As for the effect of the unsigned written agreement, this does not supplant the agreement they reached orally at the settlement conference. Cf. Restatement (First) of Contracts § 26 cmt. c ("If the written document is prepared and executed, the legal relations of the parties are then largely determined by that document . . . ." (emphasis added)). It can, however, serve as a source of evidence about the substance of their agreement. See Shell's Disposal & Recycling, Inc. v. City of Lancaster, 504 F. App'x 194, 202 n.11 (3d Cir. 2012) (examining the terms of a written settlement agreement that was prepared by one side but never signed by the other, "because no party dispute[d] that the Written Agreement reflect[ed] the terms discussed during the oral agreement"). B. Defendants shall comply with their obligations under the settlement agreement within thirty days, or a default judgment may be entered.
Camargo asks the Court to order Defendants to fulfill their obligations under the settlement agreement within thirty days, with the threat of sanctions if they fail to comply. A failure to follow through with a settlement agreement, however, is simply a breach of contract, see Kokkonen, 511 U.S. at 381, and a claim for breach of contract is usually not an occasion for court-imposed sanctions.
Camargo claims that Defendants have breached the settlement agreement, and they have not responded.

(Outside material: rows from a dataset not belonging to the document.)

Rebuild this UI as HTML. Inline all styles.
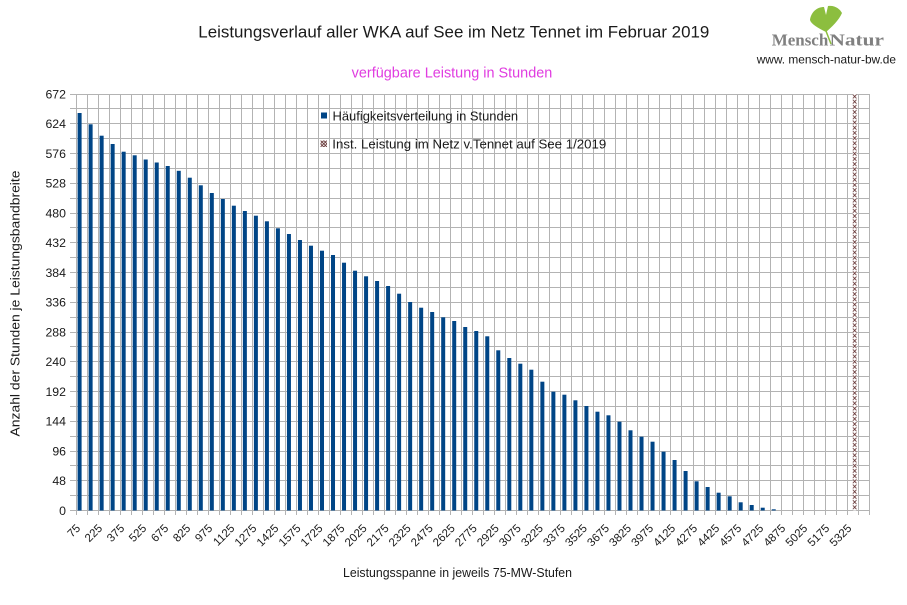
<!DOCTYPE html>
<html><head><meta charset="utf-8"><style>
html,body{margin:0;padding:0;background:#fff;}
svg{display:block;}
text{font-family:"Liberation Sans",sans-serif;}
</style></head><body>
<svg width="907" height="605" viewBox="0 0 907 605" xmlns="http://www.w3.org/2000/svg">
<defs>
<pattern id="hx" x="852.76" y="94" width="3.8" height="5.2" patternUnits="userSpaceOnUse">
<rect width="3.8" height="5.2" fill="#fff"/>
<path d="M0 0.5L3.8 4.5M3.8 0.5L0 4.5" stroke="#5a2626" stroke-width="0.8" fill="none"/>
</pattern>
<pattern id="hx2" x="320.5" y="140.5" width="3.25" height="3.25" patternUnits="userSpaceOnUse">
<rect width="3.25" height="3.25" fill="#fff"/>
<path d="M0 0L3.25 3.25M3.25 0L0 3.25" stroke="#5a2626" stroke-width="0.8" fill="none"/>
</pattern>
</defs>
<rect width="907" height="605" fill="#fff"/>

<!-- title -->
<text x="198.3" y="37.7" font-size="16.8" fill="#1a1a1a" textLength="511" lengthAdjust="spacingAndGlyphs">Leistungsverlauf aller WKA auf See im Netz Tennet im Februar 2019</text>
<text x="351.7" y="77.3" font-size="14.4" fill="#e03ce0" textLength="200.6" lengthAdjust="spacingAndGlyphs">verfügbare Leistung in Stunden</text>

<!-- logo -->
<path d="M826 32 C818 28 811 24 810 20 C811 12 817 7 824 7 L826 15 L828 6 C835 5 840 9 842 13 C839 20 832 27 826 32 Z" fill="#8cbe3f"/>
<path d="M826 31 L831 44" stroke="#8cbe3f" stroke-width="1.5" fill="none"/>
<text x="771.7" y="45.5" font-weight="bold" font-size="17" fill="#808080" textLength="56.6" lengthAdjust="spacingAndGlyphs" style="font-family:'Liberation Serif',serif">Mensch</text>
<text x="829.5" y="45.5" font-weight="bold" font-size="17" fill="#808080" textLength="54.5" lengthAdjust="spacingAndGlyphs" style="font-family:'Liberation Serif',serif">Natur</text>
<text x="756.7" y="63.3" font-size="12" fill="#1a1a1a" textLength="139.3" lengthAdjust="spacingAndGlyphs">www. mensch-natur-bw.de</text>

<!-- grid -->
<path fill="none" stroke="#b3b3b3" stroke-width="1" d="
M76.5 94V515 M87.5 94V515 M98.5 94V515 M109.5 94V515 M120.5 94V515 M131.5 94V515 M142.5 94V515 M153.5 94V515 M164.5 94V515 M175.5 94V515
M186.5 94V515 M197.5 94V515 M208.5 94V515 M219.5 94V515 M230.5 94V515 M241.5 94V515 M252.5 94V515 M263.5 94V515 M274.5 94V515 M285.5 94V515
M296.5 94V515 M307.5 94V515 M318.5 94V515 M329.5 94V515 M340.5 94V515 M351.5 94V515 M362.5 94V515 M373.5 94V515 M384.5 94V515 M395.5 94V515
M406.5 94V515 M417.5 94V515 M428.5 94V515 M439.5 94V515 M450.5 94V515 M461.5 94V515 M472.5 94V515 M483.5 94V515 M494.5 94V515 M505.5 94V515
M516.5 94V515 M527.5 94V515 M538.5 94V515 M549.5 94V515 M560.5 94V515 M571.5 94V515 M582.5 94V515 M593.5 94V515 M604.5 94V515 M615.5 94V515
M626.5 94V515 M637.5 94V515 M648.5 94V515 M659.5 94V515 M670.5 94V515 M681.5 94V515 M693.5 94V515 M704.5 94V515 M715.5 94V515 M726.5 94V515
M737.5 94V515 M748.5 94V515 M759.5 94V515 M770.5 94V515 M781.5 94V515 M792.5 94V515 M803.5 94V515 M814.5 94V515 M825.5 94V515 M836.5 94V515
M847.5 94V515 M858.5 94V515 M869.5 94V515
M70 510.5H869.5 M70 495.5H869.5 M70 480.5H869.5 M70 465.5H869.5 M70 451.5H869.5 M70 436.5H869.5 M70 421.5H869.5 M70 406.5H869.5
M70 391.5H869.5 M70 376.5H869.5 M70 361.5H869.5 M70 346.5H869.5 M70 332.5H869.5 M70 317.5H869.5 M70 302.5H869.5 M70 287.5H869.5
M70 272.5H869.5 M70 257.5H869.5 M70 242.5H869.5 M70 227.5H869.5 M70 213.5H869.5 M70 198.5H869.5 M70 183.5H869.5 M70 168.5H869.5
M70 153.5H869.5 M70 138.5H869.5 M70 123.5H869.5 M70 108.5H869.5 M70 94.5H869.5"/>

<!-- bars -->
<g fill="#004586">
<rect x="77.6" y="113" width="4" height="397.5"/>
<rect x="88.62" y="124.3" width="4" height="386.2"/>
<rect x="99.64" y="135.7" width="4" height="374.8"/>
<rect x="110.65" y="144" width="4" height="366.5"/>
<rect x="121.67" y="151.7" width="4" height="358.8"/>
<rect x="132.69" y="155.3" width="4" height="355.2"/>
<rect x="143.71" y="159.5" width="4" height="351"/>
<rect x="154.73" y="162.5" width="4" height="348"/>
<rect x="165.74" y="166" width="4" height="344.5"/>
<rect x="176.76" y="170.8" width="4" height="339.7"/>
<rect x="187.78" y="177.7" width="4" height="332.8"/>
<rect x="198.8" y="185.3" width="4" height="325.2"/>
<rect x="209.82" y="193" width="4" height="317.5"/>
<rect x="220.83" y="199" width="4" height="311.5"/>
<rect x="231.85" y="205.7" width="4" height="304.8"/>
<rect x="242.87" y="211" width="4" height="299.5"/>
<rect x="253.89" y="215.7" width="4" height="294.8"/>
<rect x="264.91" y="221.3" width="4" height="289.2"/>
<rect x="275.92" y="228.3" width="4" height="282.2"/>
<rect x="286.94" y="234" width="4" height="276.5"/>
<rect x="297.96" y="240" width="4" height="270.5"/>
<rect x="308.98" y="245.7" width="4" height="264.8"/>
<rect x="320.0" y="250.7" width="4" height="259.8"/>
<rect x="331.01" y="255" width="4" height="255.5"/>
<rect x="342.03" y="262.7" width="4" height="247.8"/>
<rect x="353.05" y="270.7" width="4" height="239.8"/>
<rect x="364.07" y="276.3" width="4" height="234.2"/>
<rect x="375.09" y="281" width="4" height="229.5"/>
<rect x="386.1" y="286" width="4" height="224.5"/>
<rect x="397.12" y="293.7" width="4" height="216.8"/>
<rect x="408.14" y="302" width="4" height="208.5"/>
<rect x="419.16" y="307.7" width="4" height="202.8"/>
<rect x="430.18" y="312" width="4" height="198.5"/>
<rect x="441.19" y="317.3" width="4" height="193.2"/>
<rect x="452.21" y="321" width="4" height="189.5"/>
<rect x="463.23" y="327" width="4" height="183.5"/>
<rect x="474.25" y="331" width="4" height="179.5"/>
<rect x="485.27" y="336.3" width="4" height="174.2"/>
<rect x="496.28" y="350.3" width="4" height="160.2"/>
<rect x="507.3" y="358" width="4" height="152.5"/>
<rect x="518.32" y="363.7" width="4" height="146.8"/>
<rect x="529.34" y="369.7" width="4" height="140.8"/>
<rect x="540.36" y="381.7" width="4" height="128.8"/>
<rect x="551.37" y="391.7" width="4" height="118.8"/>
<rect x="562.39" y="394.7" width="4" height="115.8"/>
<rect x="573.41" y="400.3" width="4" height="110.2"/>
<rect x="584.43" y="406" width="4" height="104.5"/>
<rect x="595.45" y="411.7" width="4" height="98.8"/>
<rect x="606.46" y="415.3" width="4" height="95.2"/>
<rect x="617.48" y="421.7" width="4" height="88.8"/>
<rect x="628.5" y="430.3" width="4" height="80.2"/>
<rect x="639.52" y="436.7" width="4" height="73.8"/>
<rect x="650.54" y="441.7" width="4" height="68.8"/>
<rect x="661.55" y="451.7" width="4" height="58.8"/>
<rect x="672.57" y="460" width="4" height="50.5"/>
<rect x="683.59" y="471" width="4" height="39.5"/>
<rect x="694.61" y="481.3" width="4" height="29.2"/>
<rect x="705.63" y="487" width="4" height="23.5"/>
<rect x="716.64" y="492.7" width="4" height="17.8"/>
<rect x="727.66" y="496.3" width="4" height="14.2"/>
<rect x="738.68" y="502.3" width="4" height="8.2"/>
<rect x="749.7" y="505" width="4" height="5.5"/>
<rect x="760.72" y="507.7" width="4" height="2.8"/>
<rect x="771.73" y="509.3" width="4" height="1.2"/>
</g>
<rect x="852.76" y="94" width="3.8" height="416.5" fill="url(#hx)"/>

<!-- legend -->
<rect x="321" y="112.5" width="6" height="6" fill="#004586"/>
<text x="332.5" y="120.3" font-size="13" fill="#1a1a1a" textLength="185.6" lengthAdjust="spacingAndGlyphs">Häufigkeitsverteilung in Stunden</text>
<rect x="320.5" y="140.5" width="6.5" height="6.5" fill="url(#hx2)"/>
<text x="332.3" y="148.5" font-size="13" fill="#1a1a1a" textLength="274" lengthAdjust="spacingAndGlyphs">Inst. Leistung im Netz v.Tennet auf See 1/2019</text>

<!-- y tick labels -->
<g font-size="12.3" fill="#1a1a1a" text-anchor="end">
<text x="66" y="514.8">0</text>
<text x="66" y="485.1">48</text>
<text x="66" y="455.3">96</text>
<text x="66" y="425.6">144</text>
<text x="66" y="395.8">192</text>
<text x="66" y="366.1">240</text>
<text x="66" y="336.3">288</text>
<text x="66" y="306.6">336</text>
<text x="66" y="276.8">384</text>
<text x="66" y="247.1">432</text>
<text x="66" y="217.3">480</text>
<text x="66" y="187.6">528</text>
<text x="66" y="157.8">576</text>
<text x="66" y="128.1">624</text>
<text x="66" y="98.3">672</text>
</g>

<!-- x tick labels -->
<g font-size="11.5" fill="#1a1a1a" text-anchor="end">
<text transform="translate(81,529) rotate(-45)">75</text>
<text transform="translate(103,529) rotate(-45)">225</text>
<text transform="translate(125.1,529) rotate(-45)">375</text>
<text transform="translate(147.1,529) rotate(-45)">525</text>
<text transform="translate(169.2,529) rotate(-45)">675</text>
<text transform="translate(191.2,529) rotate(-45)">825</text>
<text transform="translate(213.2,529) rotate(-45)">975</text>
<text transform="translate(235.3,529) rotate(-45)">1125</text>
<text transform="translate(257.3,529) rotate(-45)">1275</text>
<text transform="translate(279.3,529) rotate(-45)">1425</text>
<text transform="translate(301.4,529) rotate(-45)">1575</text>
<text transform="translate(323.4,529) rotate(-45)">1725</text>
<text transform="translate(345.4,529) rotate(-45)">1875</text>
<text transform="translate(367.5,529) rotate(-45)">2025</text>
<text transform="translate(389.5,529) rotate(-45)">2175</text>
<text transform="translate(411.5,529) rotate(-45)">2325</text>
<text transform="translate(433.6,529) rotate(-45)">2475</text>
<text transform="translate(455.6,529) rotate(-45)">2625</text>
<text transform="translate(477.7,529) rotate(-45)">2775</text>
<text transform="translate(499.7,529) rotate(-45)">2925</text>
<text transform="translate(521.7,529) rotate(-45)">3075</text>
<text transform="translate(543.8,529) rotate(-45)">3225</text>
<text transform="translate(565.8,529) rotate(-45)">3375</text>
<text transform="translate(587.8,529) rotate(-45)">3525</text>
<text transform="translate(609.9,529) rotate(-45)">3675</text>
<text transform="translate(631.9,529) rotate(-45)">3825</text>
<text transform="translate(654,529) rotate(-45)">3975</text>
<text transform="translate(676,529) rotate(-45)">4125</text>
<text transform="translate(698,529) rotate(-45)">4275</text>
<text transform="translate(720.1,529) rotate(-45)">4425</text>
<text transform="translate(742.1,529) rotate(-45)">4575</text>
<text transform="translate(764.1,529) rotate(-45)">4725</text>
<text transform="translate(786.2,529) rotate(-45)">4875</text>
<text transform="translate(808.2,529) rotate(-45)">5025</text>
<text transform="translate(830.2,529) rotate(-45)">5175</text>
<text transform="translate(852.3,529) rotate(-45)">5325</text>
</g>

<!-- axis titles -->
<text transform="translate(19.5,303.5) rotate(-90)" text-anchor="middle" font-size="13" fill="#1a1a1a" textLength="266" lengthAdjust="spacingAndGlyphs">Anzahl der Stunden je Leistungsbandbreite</text>
<text x="343" y="577" font-size="12.5" fill="#1a1a1a" textLength="229" lengthAdjust="spacingAndGlyphs">Leistungsspanne in jeweils 75-MW-Stufen</text>
</svg>
</body></html>
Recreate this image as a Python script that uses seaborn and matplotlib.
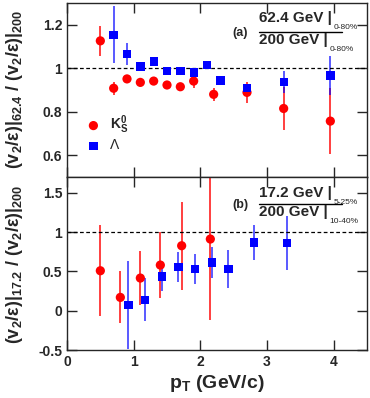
import matplotlib
matplotlib.use("Agg")
import matplotlib.pyplot as plt
import seaborn as sns
from matplotlib.ticker import FuncFormatter

# panel (a): 62.4 GeV / 200 GeV, 0-80%
pt_k_a = [0.5, 0.7, 0.9, 1.1, 1.3, 1.5, 1.7, 1.9, 2.2, 2.7, 3.25, 3.95]
r_k_a = [1.126, 0.908, 0.951, 0.935, 0.941, 0.923, 0.915, 0.941, 0.880, 0.889, 0.815, 0.757]
e_k_a = [0.07, 0.03, 0.012, 0.012, 0.012, 0.012, 0.015, 0.03, 0.03, 0.05, 0.10, 0.15]

pt_l_a = [0.7, 0.9, 1.1, 1.3, 1.5, 1.7, 1.9, 2.1, 2.3, 2.7, 3.25, 3.95]
r_l_a = [1.154, 1.066, 1.008, 1.031, 0.988, 0.988, 0.980, 1.015, 0.943, 0.908, 0.938, 0.966]
e_l_a = [0.13, 0.05, 0.02, 0.012, 0.01, 0.01, 0.012, 0.01, 0.02, 0.02, 0.05, 0.09]

# panel (b): 17.2 GeV / 200 GeV
pt_k_b = [0.5, 0.8, 1.1, 1.4, 1.72, 2.15]
r_k_b = [0.508, 0.169, 0.415, 0.58, 0.826, 0.911]
e_k_b = [0.58, 0.33, 0.34, 0.42, 0.56, 1.03]

pt_l_b = [0.92, 1.17, 1.42, 1.67, 1.92, 2.17, 2.42, 2.8, 3.3]
r_l_b = [0.076, 0.14, 0.436, 0.555, 0.534, 0.614, 0.534, 0.868, 0.86]
e_l_b = [0.56, 0.27, 0.18, 0.19, 0.19, 0.2, 0.24, 0.22, 0.34]

x_ticks = [0, 1, 2, 3, 4]
y_ticks_a = [0.6, 0.8, 1.0, 1.2]
y_ticks_b = [-0.5, 0, 0.5, 1.0, 1.5]

sns.set_style("ticks")
plt.rcParams['font.family'] = ['Liberation Sans', 'DejaVu Sans']
plt.rcParams['font.weight'] = 'bold'
plt.rcParams['axes.labelweight'] = 'bold'
plt.rcParams['mathtext.fontset'] = 'custom'
plt.rcParams['mathtext.rm'] = 'Liberation Sans'
plt.rcParams['mathtext.bf'] = 'Liberation Sans:bold'
plt.rcParams['mathtext.it'] = 'Liberation Sans:italic'
plt.rcParams['mathtext.default'] = 'bf'

W, H = 370, 398
fig = plt.figure(figsize=(W / 100, H / 100), dpi=100)
ax_a = fig.add_axes([67 / W, 1 - 177 / H, 300 / W, 174 / H])
ax_b = fig.add_axes([67 / W, 1 - 350 / H, 300 / W, 173 / H])

fmt = FuncFormatter(lambda v, p: '%g' % v)


def draw(ax, xk, yk, ek, xl, yl, el, legend):
    ax.errorbar(xk, yk, yerr=ek, fmt='none', ecolor='red', elinewidth=1.4, alpha=0.75, capsize=0)
    ax.errorbar(xl, yl, yerr=el, fmt='none', ecolor='blue', elinewidth=1.4, alpha=0.65, capsize=0)
    sns.scatterplot(x=xk, y=yk, ax=ax, color='red', marker='o', s=44, edgecolor='none',
                    label='$\\mathrm{K^{0}_{S}}$' if legend else None, legend=legend, zorder=3)
    sns.scatterplot(x=xl, y=yl, ax=ax, color='blue', marker='s', s=36, edgecolor='none',
                    label='Λ' if legend else None, legend=legend, zorder=3)
    ax.axhline(1.0, color='black', ls='--', lw=0.9, dashes=(3, 2))
    ax.set_xlim(0, 4.5)
    ax.set_xticks(x_ticks)
    ax.tick_params(direction='in', length=7, width=1, top=True, right=True, labelsize=10)
    ax.yaxis.set_major_formatter(fmt)
    for s in ax.spines.values():
        s.set_linewidth(1)


draw(ax_a, pt_k_a, r_k_a, e_k_a, pt_l_a, r_l_a, e_l_a, True)
draw(ax_b, pt_k_b, r_k_b, e_k_b, pt_l_b, r_l_b, e_l_b, False)

ax_a.set_ylim(0.5, 1.3)
ax_a.set_yticks(y_ticks_a)
ax_a.set_xticklabels([])
ax_b.set_ylim(-0.5, 1.7)
ax_b.set_yticks(y_ticks_b)
ax_b.xaxis.set_major_formatter(fmt)
ax_b.set_xlabel('p$_{T}$ (GeV/c)', fontsize=14, fontweight='bold', labelpad=3)

leg = ax_a.legend(loc='lower left', bbox_to_anchor=(0.0, 0.07), frameon=False,
                  handletextpad=0.2, labelspacing=0.15, prop={'weight': 'normal', 'size': 10})


# ratio labels
def ratio(ax, tag, num, sub_n, den, sub_d, ys):
    ax.text(0.577, ys[0], tag, transform=ax.transAxes, fontsize=9, ha='center', va='center')
    tn = ax.text(0.64, ys[1], num, transform=ax.transAxes, fontsize=11, va='center')
    ax.annotate(sub_n, xy=(1, 0), xycoords=tn, xytext=(1, -2), textcoords='offset points',
                fontsize=6, va='center', weight='normal')
    ax.plot([0.64, 0.917], [ys[2], ys[2]], transform=ax.transAxes, color='black', lw=1)
    td = ax.text(0.64, ys[3], den, transform=ax.transAxes, fontsize=11, va='center')
    ax.annotate(sub_d, xy=(1, 0), xycoords=td, xytext=(1, -2), textcoords='offset points',
                fontsize=6, va='center', weight='normal')


ratio(ax_a, '(a)', '62.4 GeV |', '0-80%', '200 GeV |', '0-80%',
      [0.828, 0.914, 0.833, 0.787])
ratio(ax_b, '(b)', '17.2 GeV |', '5-25%', '200 GeV |', '10-40%',
      [0.838, 0.907, 0.844, 0.798])

fig.text(15 / W, 1 - 89 / H, '(v$_{2}$/ε)|$_{62.4}$ / (v$_{2}$/ε)|$_{200}$',
         rotation=90, ha='center', va='center', fontsize=13)
fig.text(15 / W, 1 - 264 / H, '(v$_{2}$/ε)|$_{17.2}$ / (v$_{2}$/ε)|$_{200}$',
         rotation=90, ha='center', va='center', fontsize=13)

fig.savefig('out.png', dpi=100)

In effect, they are in default on Camargo's breach of contract claim. Accordingly, a default will be entered against them, see Fed. R. Civ. P. 55(a), and the Court will adopt Camargo's suggestion to afford Defendants thirty days to fulfill their obligations under the settlement agreement. If they do not, Camargo may return and apply for the entry of a default judgment for their breach. See Fed. R. Civ. P. 55(b). An appropriate order follows.